Newspapers, radio and television programmes sought her out. She even had her own programme on a local Dundee radio station, “Call Amada”. “The more I spoke, the more I was cast aside,” she said. She was offered a job with the Greater London Council and the house she so desperately wanted, complete with garden. However, when they got to London, the job was no longer available.

She arrived in London on January 6th, 1986. This is where she spent more than 23 years at the Golden Years Day Centre, a day centre for elderly Latinos and non-Latinos, which “was always highly accepted and is still spoken about today.” Cutbacks meant that the service has since had to close.
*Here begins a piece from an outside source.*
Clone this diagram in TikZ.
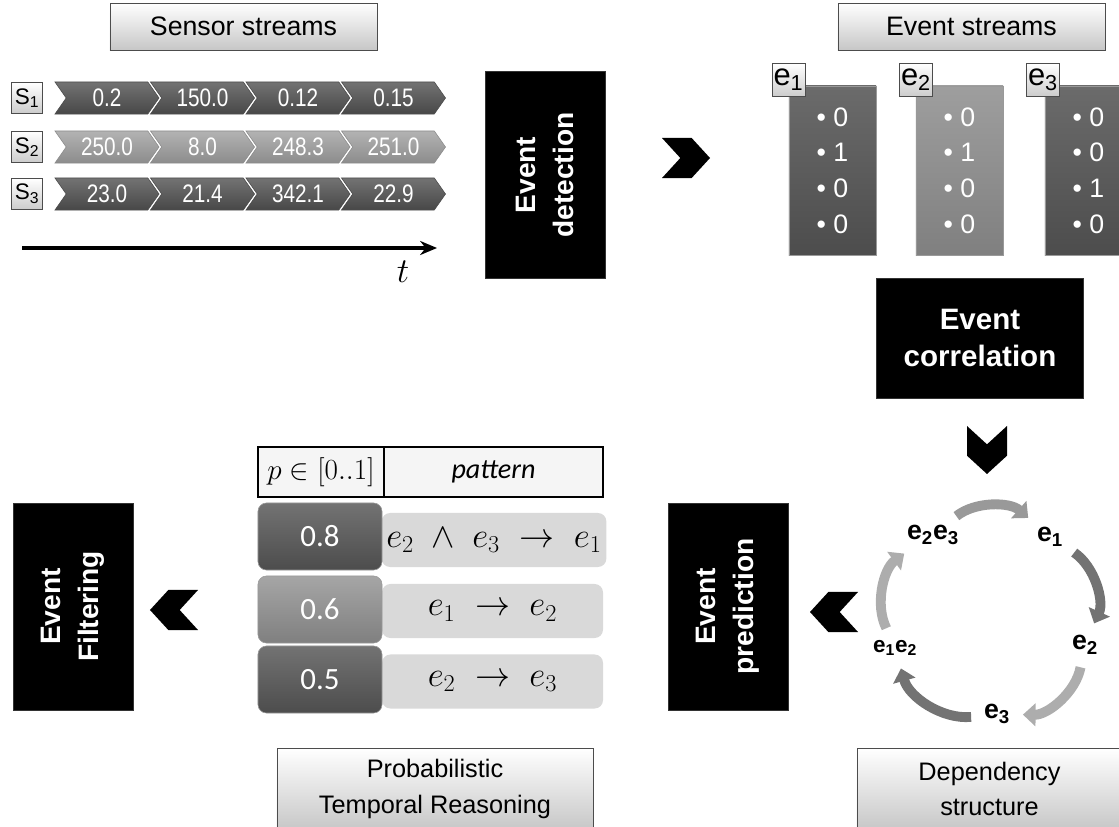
\documentclass[tikz,border=0pt]{standalone}
\usepackage{fontspec}
\setmainfont{Liberation Sans}
\newfontfamily\calib{Carlito}
\newfontfamily\narrowf{Liberation Sans}[FakeStretch=0.82]
\usetikzlibrary{shapes.symbols,arrows.meta}

\tikzset{
  titlebox/.style={draw=gray!60!black,top color=white,bottom color=black!22,minimum width=6.675cm,minimum height=1.175cm,font=\fontsize{19}{22}\selectfont},
  lowbox/.style={titlebox,minimum height=2.05cm,align=center,font=\fontsize{18}{25}\selectfont},
  blackbox/.style={fill=black,draw=gray!40!black,text=white,minimum width=5.175cm,minimum height=3cm,align=center,font=\fontsize{20}{27}\selectfont\bfseries},
  chev/.style={signal,signal from=west,signal to=east,signal pointer angle=110,minimum width=2.6cm,minimum height=0.8cm,inner sep=0pt,text=white,font=\narrowf\fontsize{18}{18}\selectfont},
  chevdark/.style={chev,top color=black!55,bottom color=black!72,draw=black!70},
  chevlight/.style={chev,top color=black!30,bottom color=black!45,draw=black!45},
  slabel/.style={draw=gray!60!black,top color=white,bottom color=black!20,minimum size=0.775cm,inner sep=0pt,font=\fontsize{16}{16}\selectfont},
  elabel/.style={slabel,minimum size=0.825cm,font=\fontsize{22}{22}\selectfont},
  colbox/.style={minimum width=2.175cm,minimum height=4.225cm,text=white,align=center,draw=black!40,font=\fontsize{19}{25.4}\selectfont},
  coldark/.style={colbox,top color=black!58,bottom color=black!70},
  collight/.style={colbox,top color=black!38,bottom color=black!50},
  bigchev/.style={signal,signal from=west,signal to=east,fill=black,minimum width=1.2cm,minimum height=1cm,signal pointer angle=95,inner sep=0pt},
  hcell/.style={draw=black,thick,fill=gray!8,minimum height=1.25cm,font=\fontsize{20}{20}\selectfont},
  pbox/.style={rounded corners=6pt,minimum width=3.1cm,minimum height=1.675cm,text=white,draw=black!40,font=\calib\fontsize{22}{22}\selectfont},
  pdark/.style={pbox,top color=black!55,bottom color=black!70},
  pmid/.style={pbox,top color=black!35,bottom color=black!50},
  patbox/.style={rounded corners=6pt,fill=black!15,minimum width=5.525cm,minimum height=1.35cm,font=\fontsize{23}{23}\selectfont},
  cyclab/.style={font=\fontsize{19}{19}\selectfont\bfseries,inner sep=2pt},
  cycarrow/.style={line width=7pt,-{Triangle[width=16pt,length=9pt]},shorten <=7pt,shorten >=7pt}
}

\begin{document}
\begin{tikzpicture}[x=0.025cm,y=-0.025cm]
\useasboundingbox (0,0) rectangle (1119,827);
\clip (0,0) rectangle (1119,827);
% sensor streams
\node[titlebox] (sens) at (243.5,26.5) {Sensor streams};
\node[slabel] (s1) at (27,98) {S\textsubscript{1}};
\node[slabel] (s2) at (27,147) {S\textsubscript{2}};
\node[slabel] (s3) at (27,194) {S\textsubscript{3}};
\foreach \v [count=\k] in {0.2,150.0,0.12,0.15}
  \node[chevdark] (a\k) at ({11.5+95.5*\k},98) {\v};
\foreach \v [count=\k] in {250.0,8.0,248.3,251.0}
  \node[chevlight] (b\k) at ({11.5+95.5*\k},147) {\v};
\foreach \v [count=\k] in {23.0,21.4,342.1,22.9}
  \node[chevdark] (c\k) at ({11.5+95.5*\k},194) {\v};
% time axis
\coordinate (tstart) at (22,248);
\coordinate (tend) at (437,248);
\draw[line width=2.5pt,-{Stealth[length=12pt,width=10pt]}] (tstart) -- (tend);
\node[font=\fontsize{24}{24}\selectfont] (tlab) at (403,272) {$t$};
% detection
\node[blackbox,rotate=90] (det) at (545,175) {Event\\detection};
\node[bigchev] (ch1) at (686,158) {};
% event streams
\node[titlebox] (evs) at (971.5,26.5) {Event streams};
\node[coldark] (col1) at (832.5,170.5) {\textbullet\ 0\\\textbullet\ 1\\\textbullet\ 0\\\textbullet\ 0};
\node[collight] (col2) at (959.5,170.5) {\textbullet\ 0\\\textbullet\ 1\\\textbullet\ 0\\\textbullet\ 0};
\node[coldark] (col3) at (1088.5,170.5) {\textbullet\ 0\\\textbullet\ 0\\\textbullet\ 1\\\textbullet\ 0};
\node[elabel] (e1) at (788.5,80) {e\textsubscript{1}};
\node[elabel] (e2) at (916,80) {e\textsubscript{2}};
\node[elabel] (e3) at (1043,80) {e\textsubscript{3}};
% correlation
\node[blackbox,font=\fontsize{21}{26}\selectfont\bfseries] (corr) at (980,338) {Event\\correlation};
\node[bigchev,rotate=-90] (ch2) at (987,450) {};
% dependency cycle
\node[cyclab] (n23) at (933,535) {e\textsubscript{2}e\textsubscript{3}};
\node[cyclab] (n1) at (1050,537) {e\textsubscript{1}};
\node[cyclab] (n2) at (1085,645) {e\textsubscript{2}};
\node[cyclab] (n3) at (997,714) {e\textsubscript{3}};
\node[cyclab,font=\fontsize{16}{16}\selectfont\bfseries] (n12) at (895,648) {e\textsubscript{1}e\textsubscript{2}};
\draw[cycarrow,black!40] (n23) to[bend left=40] (n1);
\draw[cycarrow,black!55] (n1) to[bend left=40] (n2);
\draw[cycarrow,black!32] (n2) to[bend left=40] (n3);
\draw[cycarrow,black!55] (n3) to[bend left=40] (n12);
\draw[cycarrow,black!32] (n12) to[bend left=40] (n23);
\node[lowbox,minimum width=6.625cm] (dep) at (989.5,789) {Dependency\\structure};
% prediction
\node[bigchev,rotate=180] (ch3) at (834,612) {};
\node[blackbox,rotate=90] (pred) at (728,606.5) {Event\\prediction};
% rule table
\node[hcell,minimum width=3.15cm] (hp) at (321,472) {$p\in[0..1]$};
\node[hcell,minimum width=5.475cm] (hpat) at (493.5,472) {\calib\itshape pattern};
\node[patbox] (pat1) at (494,540) {$e_2\;\wedge\;e_3\;\rightarrow\;e_1$};
\node[pdark] (p1) at (320,536.5) {0.8};
\node[patbox] (pat2) at (492.5,611) {$e_1\;\rightarrow\;e_2$};
\node[pmid] (p2) at (320,609.5) {0.6};
\node[patbox] (pat3) at (492.5,681.5) {$e_2\;\rightarrow\;e_3$};
\node[pdark] (p3) at (320,679.5) {0.5};
\node[lowbox,minimum width=7.9cm] (ptr) at (435,789) {Probabilistic\\Temporal Reasoning};
% filtering
\node[bigchev,rotate=180] (ch4) at (174,610) {};
\node[blackbox,rotate=90] (filt) at (73,606.5) {Event\\Filtering};
\end{tikzpicture}
\end{document}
But the club helped her move away from politics. She felt disillusioned. “I realised that there were scoundrels everywhere, and that you could only get things if you knew people. I didn’t like that.”

Amada thinks that hierarchies should not exist within political parties. “I believe we are all equals, we all have the same needs, some people know some things and other people know other things.” She worked every Sunday selling tea, coffee and mince pies, to raise money for a political party, which she founded two years later.

She withdrew from the party and decided to branch out on her own. “If I saw someone in trouble, even if they were a Nazi, I would help them. Individual ideologies don’t matter to me, nor where people come from.” She has always maintained a great relationship with the immigrant community. Amada is well aware of the problems people face, because she experienced the same setbacks. “What you give selflessly, you will regain tomorrow. And if it does not come back to you, it doesn’t matter. It will make you a better person and that’s what I have tried to do.”

*The Prisma’ memoirs. January, 2013.